I've wondered that every time I see the devastation of a tornado in the news

Thing is, the odds of any specific house, or other structure, getting hit by a tornado during the lifetime of that building are very, very, very, low even where I live in tornado alley, or on the fringes of tornado alley, in Missouri, depending which reference and what date.
Odds are something like 5,000 to 1, aka zero point zero two percent, 0.02%, for the lifetime of any specific building in question.

From a Kansas City TV station here's a thing where it shows what states are in Tornado Alley and Dixie Alley,
(originally posted a couple years ago, some content has been updated since posting)


From the Storm Prediction Center and the National Oceanic and Atmospheric Administration
is a 25 year average per state per month of how many tornadoes,


A couple weeks ago we had an EF-3 tornado go about 10 to 12 miles from my home.
And we here at my home had 3 different tornado warnings before morning coffee break time.
I know several people who were impacted by that tornado's damage.
While tens of, hundreds of, thousands of the rest of us in the region were not at all impacted.

Tornado damage looks spectacular on TV and gets a strong emotional response.

But the reality is, that given the number of houses in the US, and, the very low probability of any given house, or any other structure, ever getting hit by a tornado,
It is neither practical nor even possible to construct every structure on this continent, or even just the houses, or even just within tornado alley,
in a way they will survive a direct hit from a moderate to severe tornado.

The concept of constructing every house, every building, thusly rates right up there with "The US should have built every B-17 to survive a direct hit from Flak.
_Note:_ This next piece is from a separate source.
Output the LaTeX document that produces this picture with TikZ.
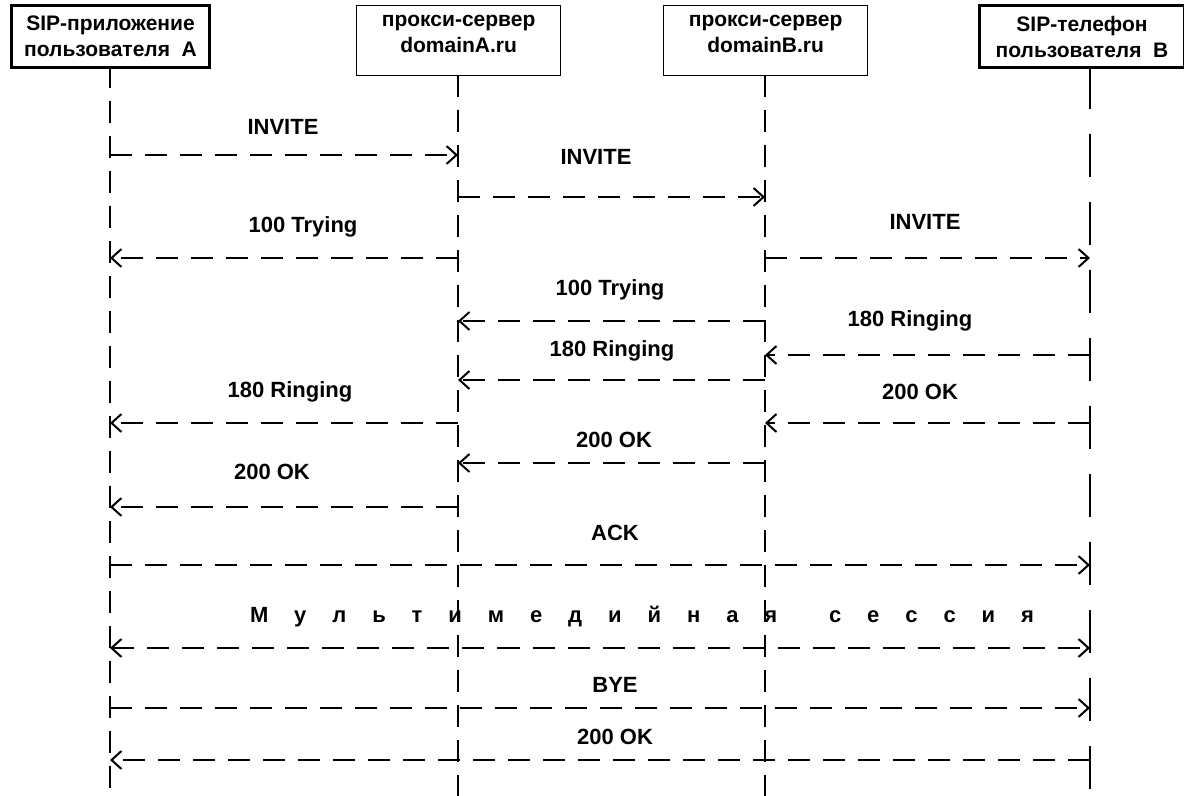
\documentclass[tikz,border=0pt]{standalone}
\usepackage{fontspec}
\setmainfont{Liberation Sans}
\usetikzlibrary{arrows.meta}

\begin{document}
\begin{tikzpicture}[x=0.5pt,y=-0.5pt,>={Straight Barb[length=5pt,width=9pt]},
font=\fontsize{11}{14.5}\selectfont\bfseries,
party/.style={draw,line width=1.5pt,minimum width=99pt,minimum height=31pt,align=center,anchor=north west,inner sep=0pt,font=\fontsize{10.5}{13}\selectfont\bfseries},
server/.style={party,line width=0.6pt,minimum width=102pt,minimum height=35pt},
life/.style={line width=1.2pt,dash pattern=on 11pt off 6.5pt},
msg/.style={->,line width=1pt,dash pattern=on 11pt off 6.5pt},
lbl/.style={inner sep=1pt}]
\useasboundingbox (0,0) rectangle (1184,796);
% участники
\node[party] (ua) at (10,4) {SIP-приложение\\пользователя\ \ A};
\node[server] (pa) at (356,5) {прокси-сервер\\domainA.ru\\[-6pt]\mbox{}};
\node[server] (pb) at (663,5) {прокси-сервер\\domainB.ru\\[-6pt]\mbox{}};
\node[party,minimum width=102.5pt] (ub) at (978,4) {SIP-телефон\\пользователя\ \ B};
\coordinate (la) at (110,66);
\coordinate (lpa) at (458,75);
\coordinate (lpb) at (765,75);
\coordinate (lb) at (1090,66);
\coordinate (ea) at (110,796);
\coordinate (epa) at (458,796);
\coordinate (epb) at (765,796);
\coordinate (eb) at (1090,796);
\draw[life] (la)--(ea);
\draw[life] (lpa)--(epa);
\draw[life] (lpb)--(epb);
\draw[life,dash pattern=on 21.5pt off 12.5pt] (lb)--(eb);
% установление вызова
\node[lbl] (m1) at (283,127) {INVITE};
\draw[msg] (la|-0,155)--(lpa|-0,155);
\node[lbl] (m2) at (596,157) {INVITE};
\draw[msg] (lpa|-0,197)--(lpb|-0,197);
\node[lbl] (m3) at (303,227) {100 Trying};
\draw[msg] (lpa|-0,258)--(la|-0,258);
\node[lbl] (m4) at (925,222) {INVITE};
\draw[msg] (lpb|-0,258)--(lb|-0,258);
\node[lbl] (m5) at (610,290) {100 Trying};
\draw[msg] (lpb|-0,321)--(lpa|-0,321);
\node[lbl] (m6) at (910,321) {180 Ringing};
\draw[msg] (lb|-0,355)--(lpb|-0,355);
\node[lbl] (m7) at (612,351) {180 Ringing};
\draw[msg] (lpb|-0,380)--(lpa|-0,380);
\node[lbl] (m8) at (290,392) {180 Ringing};
\draw[msg] (lpa|-0,423)--(la|-0,423);
\node[lbl] (m9) at (920,392) {200 OK};
\draw[msg] (lb|-0,423)--(lpb|-0,423);
\node[lbl] (m10) at (614,440) {200 OK};
\draw[msg] (lpb|-0,463)--(lpa|-0,463);
\node[lbl] (m11) at (272,472) {200 OK};
\draw[msg] (lpa|-0,507)--(la|-0,507);
\node[lbl] (m12) at (615,533) {ACK};
\draw[msg] (la|-0,565)--(lb|-0,565);
% сессия и завершение
\node[lbl] (m13) at (642,617) {\makebox[392pt][s]{М у л ь т и м е д и й н а я\ \ с е с с и я}};
\draw[msg,<->] (la|-0,648)--(lb|-0,648);
\node[lbl] (m14) at (615,685) {BYE};
\draw[msg] (la|-0,708)--(lb|-0,708);
\node[lbl] (m15) at (615,737) {200 OK};
\draw[msg] (lb|-0,760)--(la|-0,760);
\end{tikzpicture}
\end{document}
The US should have built every Sherman tank to deflect a point blank shot from an 88."

And then there is the question of the multiple hundreds of thousands of preexisting structures.
(and then there is the question of whether 'preexisting' is truly a legitimate word, oh well, it gets used anyway)
It is neither practical nor even possible to retrofit all of or even a majority of them to survive direct hits from tornadoes.

Your feelings may be telling you that doing so should happen,NEEDS to happen, but your feelings are not guaranteed to always be realistic and/or rational.